# EXERCISE
Retype the lines beneath this one, from the first through the line containing "const yLabelTicks = [0, 20, 40, 60, 80, 100];". Pictures are left out.

☆ ☆ ☆ ☆ ☆ ☆ ☆

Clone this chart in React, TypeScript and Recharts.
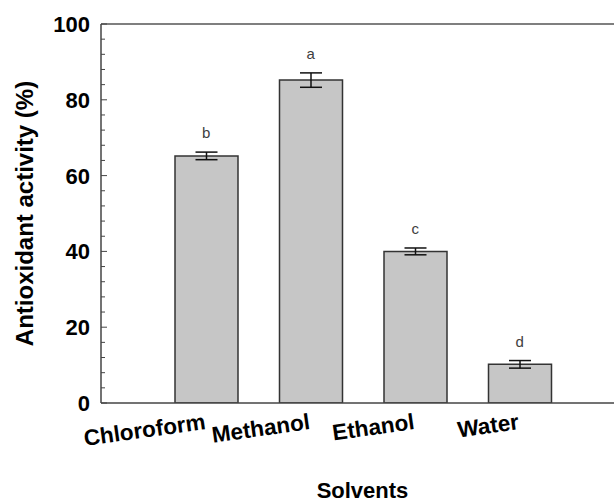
import React from 'react';
import {
    ComposedChart,
    Bar,
    Line,
    XAxis,
    YAxis,
    ErrorBar,
    LabelList,
    ReferenceLine,
} from 'recharts';

const solvents = ['Chloroform', 'Methanol', 'Ethanol', 'Water'];
const activity = [65.2, 85.2, 40.0, 10.2];
const activityErr = [1.0, 1.9, 0.9, 1.0];
const groupLetters = ['b', 'a', 'c', 'd'];

const yTicks = [0, 4, 8, 12, 16, 20, 24, 28, 32, 36, 40, 44, 48, 52, 56, 60, 64, 68, 72, 76, 80, 84, 88, 92, 96, 100];
const yLabelTicks = [0, 20, 40, 60, 80, 100];

const data = solvents.map((name, i) => ({
    name,
    value: activity[i],
    err: activityErr[i],
    top: activity[i] + activityErr[i],
    letter: groupLetters[i],
}));

const FONT = '"Liberation Sans", Arial, sans-serif';
const AXIS_COLOR = '#444';
const Y_TICK_MARGIN = 11;

const YTick = (props: any) => {
    const { x, y, payload } = props;
    const axisX = x + Y_TICK_MARGIN;
    const major = yLabelTicks.includes(payload.value);
    return (
        <g>
            <line x1={axisX} x2={axisX + (major ? 6 : 4)} y1={y} y2={y} stroke={AXIS_COLOR} strokeWidth={1} />
            {major && (
                <text x={x} y={y} dy="0.36em" textAnchor="end" fontFamily={FONT} fontWeight="bold" fontSize={22} fill="#000">
                    {payload.value}
                </text>
            )}
        </g>
    );
};

const XTick = (props: any) => {
    const { x, y, payload } = props;
    const ty = y + 26;
    return (
        <text
            x={x}
            y={ty}
            textAnchor="end"
            transform={`rotate(-8, ${x}, ${ty})`}
            fontFamily={FONT}
            fontWeight="bold"
            fontSize={22.5}
            fill="#000"
        >
            {payload.value}
        </text>
    );
};

const YLabel = (props: any) => {
    const { viewBox } = props;
    const cx = viewBox.x + 33;
    const cy = viewBox.y + viewBox.height / 2;
    return (
        <text
            x={cx}
            y={cy}
            transform={`rotate(-90, ${cx}, ${cy})`}
            textAnchor="middle"
            fontFamily={FONT}
            fontWeight="bold"
            fontSize={24}
            fill="#000"
        >
            Antioxidant activity (%)
        </text>
    );
};

export default function App() {
    return (
        <div style={{ position: 'absolute', left: 0, top: 0, width: 614, height: 502, overflow: 'hidden', background: '#fff' }}>
            <ComposedChart
                width={640}
                height={502}
                data={data}
                margin={{ top: 24, right: 16, bottom: 0, left: 0 }}
            >
                <XAxis
                    dataKey="name"
                    height={99}
                    padding={{ left: 53, right: 52 }}
                    tickLine={false}
                    tickSize={0}
                    tickMargin={0}
                    axisLine={{ stroke: AXIS_COLOR, strokeWidth: 1.5 }}
                    tick={<XTick />}
                    interval={0}
                    label={{
                        value: 'Solvents',
                        position: 'insideBottom',
                        offset: 4,
                        fontFamily: FONT,
                        fontWeight: 'bold',
                        fontSize: 22,
                        fill: '#000',
                    }}
                />
                <YAxis
                    width={101}
                    domain={[0, 100]}
                    ticks={yTicks}
                    interval={0}
                    tickLine={false}
                    tickSize={0}
                    tickMargin={Y_TICK_MARGIN}
                    axisLine={{ stroke: AXIS_COLOR, strokeWidth: 1.5 }}
                    tick={<YTick />}
                    allowDataOverflow
                    label={<YLabel />}
                />
                <ReferenceLine y={100} stroke="#555" strokeWidth={1.5} />
                <Bar
                    dataKey="value"
                    fill="#c6c6c6"
                    stroke="#333"
                    strokeWidth={1.5}
                    barSize={63}
                    isAnimationActive={false}
                >
                    <ErrorBar dataKey="err" width={11} stroke="#111" strokeWidth={1.5} />
                </Bar>
                <Line
                    dataKey="top"
                    stroke="none"
                    dot={false}
                    activeDot={false}
                    legendType="none"
                    isAnimationActive={false}
                >
                    <LabelList
                        dataKey="letter"
                        position="top"
                        offset={14}
                        fontFamily={FONT}
                        fontSize={15}
                        fill="#404040"
                    />
                </Line>
            </ComposedChart>
        </div>
    );
}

☆ ☆ ☆ ☆ ☆ ☆ ☆

# RESPONSE TO THE EXERCISE
Clone this chart in React, TypeScript and Recharts.
import React from 'react';
import {
    ComposedChart,
    Bar,
    Line,
    XAxis,
    YAxis,
    ErrorBar,
    LabelList,
    ReferenceLine,
} from 'recharts';

const solvents = ['Chloroform', 'Methanol', 'Ethanol', 'Water'];
const activity = [65.2, 85.2, 40.0, 10.2];
const activityErr = [1.0, 1.9, 0.9, 1.0];
const groupLetters = ['b', 'a', 'c', 'd'];

const yTicks = [0, 4, 8, 12, 16, 20, 24, 28, 32, 36, 40, 44, 48, 52, 56, 60, 64, 68, 72, 76, 80, 84, 88, 92, 96, 100];
const yLabelTicks = [0, 20, 40, 60, 80, 100];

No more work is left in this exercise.